Ex. Eugene Peterson re: U2’s Bono
Are you looking out or are you looking down?
And if you’re looking down, what are you building?
Are you building a network of fences, walls, security systems, and barriers to keep people and positive influences out?
Or are you building forums, spaces, relationships, and time to let those positive influences . . . IN?
And finally, what are you letting in?
A tree frankly doesn’t have much choice about what sort of fluid gets into its system, but we do! We can choose!
How are you letting God’s life-giving water, that Living water, into your being? How does it get in there?
A person who trusts God is constantly finding new ways of letting God’s grace, mercy, love, peace, and joy flow into their lives.

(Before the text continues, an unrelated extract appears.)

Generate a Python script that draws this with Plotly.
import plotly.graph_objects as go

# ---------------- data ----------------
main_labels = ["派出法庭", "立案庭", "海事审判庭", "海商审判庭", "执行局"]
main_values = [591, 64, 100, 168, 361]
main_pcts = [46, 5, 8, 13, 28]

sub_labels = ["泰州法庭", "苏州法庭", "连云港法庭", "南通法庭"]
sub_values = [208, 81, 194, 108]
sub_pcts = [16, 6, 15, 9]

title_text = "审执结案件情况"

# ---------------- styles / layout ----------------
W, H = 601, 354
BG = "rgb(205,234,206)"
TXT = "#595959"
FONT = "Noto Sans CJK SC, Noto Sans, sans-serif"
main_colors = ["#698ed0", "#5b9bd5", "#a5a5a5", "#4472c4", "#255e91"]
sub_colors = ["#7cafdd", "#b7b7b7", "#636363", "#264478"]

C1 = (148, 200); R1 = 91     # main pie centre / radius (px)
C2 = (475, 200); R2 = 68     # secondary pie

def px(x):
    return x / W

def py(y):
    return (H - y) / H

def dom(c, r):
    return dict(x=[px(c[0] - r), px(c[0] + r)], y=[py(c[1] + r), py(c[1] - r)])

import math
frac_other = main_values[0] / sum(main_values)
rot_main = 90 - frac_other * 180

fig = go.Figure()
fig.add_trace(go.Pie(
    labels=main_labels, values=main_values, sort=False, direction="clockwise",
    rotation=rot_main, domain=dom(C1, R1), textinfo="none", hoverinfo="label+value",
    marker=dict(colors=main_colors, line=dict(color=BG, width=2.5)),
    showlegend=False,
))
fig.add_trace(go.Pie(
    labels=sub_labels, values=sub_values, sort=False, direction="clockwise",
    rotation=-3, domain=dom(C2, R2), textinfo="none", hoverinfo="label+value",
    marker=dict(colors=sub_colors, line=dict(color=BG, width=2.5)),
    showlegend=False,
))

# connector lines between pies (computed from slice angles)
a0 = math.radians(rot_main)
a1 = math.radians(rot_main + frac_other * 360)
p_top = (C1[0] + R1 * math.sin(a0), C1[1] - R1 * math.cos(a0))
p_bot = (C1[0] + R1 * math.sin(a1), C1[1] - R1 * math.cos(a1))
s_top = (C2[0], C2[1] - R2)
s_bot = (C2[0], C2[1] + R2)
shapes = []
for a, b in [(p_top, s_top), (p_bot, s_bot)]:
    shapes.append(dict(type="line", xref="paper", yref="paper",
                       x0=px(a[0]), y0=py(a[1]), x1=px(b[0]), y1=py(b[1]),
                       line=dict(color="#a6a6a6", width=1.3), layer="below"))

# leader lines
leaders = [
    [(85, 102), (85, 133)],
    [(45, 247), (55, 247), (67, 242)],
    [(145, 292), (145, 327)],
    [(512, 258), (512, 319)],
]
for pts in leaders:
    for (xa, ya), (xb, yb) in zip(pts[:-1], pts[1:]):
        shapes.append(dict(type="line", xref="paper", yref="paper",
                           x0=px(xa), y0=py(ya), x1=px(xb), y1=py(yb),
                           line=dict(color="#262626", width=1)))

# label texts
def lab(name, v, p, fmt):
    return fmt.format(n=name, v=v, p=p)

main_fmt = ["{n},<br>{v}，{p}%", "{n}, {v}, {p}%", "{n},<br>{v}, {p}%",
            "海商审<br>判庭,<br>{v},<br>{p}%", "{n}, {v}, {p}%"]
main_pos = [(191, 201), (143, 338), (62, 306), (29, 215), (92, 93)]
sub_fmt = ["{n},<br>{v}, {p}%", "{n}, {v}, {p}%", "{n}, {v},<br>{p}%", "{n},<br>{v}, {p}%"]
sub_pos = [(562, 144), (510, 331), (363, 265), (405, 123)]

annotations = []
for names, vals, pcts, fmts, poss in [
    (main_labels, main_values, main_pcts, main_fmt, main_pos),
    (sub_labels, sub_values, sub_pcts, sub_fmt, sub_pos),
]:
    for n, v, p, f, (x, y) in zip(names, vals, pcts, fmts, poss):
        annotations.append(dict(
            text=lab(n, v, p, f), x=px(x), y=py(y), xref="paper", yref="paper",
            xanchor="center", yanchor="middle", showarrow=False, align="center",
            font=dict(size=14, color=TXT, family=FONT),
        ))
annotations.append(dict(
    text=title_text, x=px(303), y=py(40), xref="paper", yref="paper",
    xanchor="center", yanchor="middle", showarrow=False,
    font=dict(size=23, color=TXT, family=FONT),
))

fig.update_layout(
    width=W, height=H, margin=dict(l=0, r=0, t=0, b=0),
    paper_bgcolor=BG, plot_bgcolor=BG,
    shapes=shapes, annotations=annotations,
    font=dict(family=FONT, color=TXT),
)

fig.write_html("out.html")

Because they know that all they have to do is get a healthy dose of God and then they don’t have to “DO” anything – it just happens!!
Now here’s the clincher: you may say, sure, Pastor, but I feel like chaff. I’m getting kicked around like chaff by my boss, by my family, by the government, by every new piece of legislation that comes out, by politicians, by ad companies. How in the world could I ever become like a tree? You might as well ask me to travel to Mars! – it’s not even possible!
Ah, but you’re forgetting: in the case of every tree, there was a time, maybe 200 years ago, maybe 20 years ago, maybe 5, maybe just last year, when that tree was the same size as that chaff! It’s called a ‘seed.’
Remember, the chaff and the seed started out together! They were one unit! What happened? How could one become this spiritual giant and the other become a piece of refuse?
Simple. One clung to life and the other didn’t.
God was at work inside one and not in the other.
The seed let God grow it. The chaff would have no part of growth.
In time, the seed became a tree.
Folks, it doesn’t take long, just day in and day out letting God mold and shape and refine and train you to become that tree planted, yielding, sprouting leaves, bearing fruit.
Story: Scholastica Kum
Deuteronomy 30: 15 – 20
Take a cue from the tree and choose life today!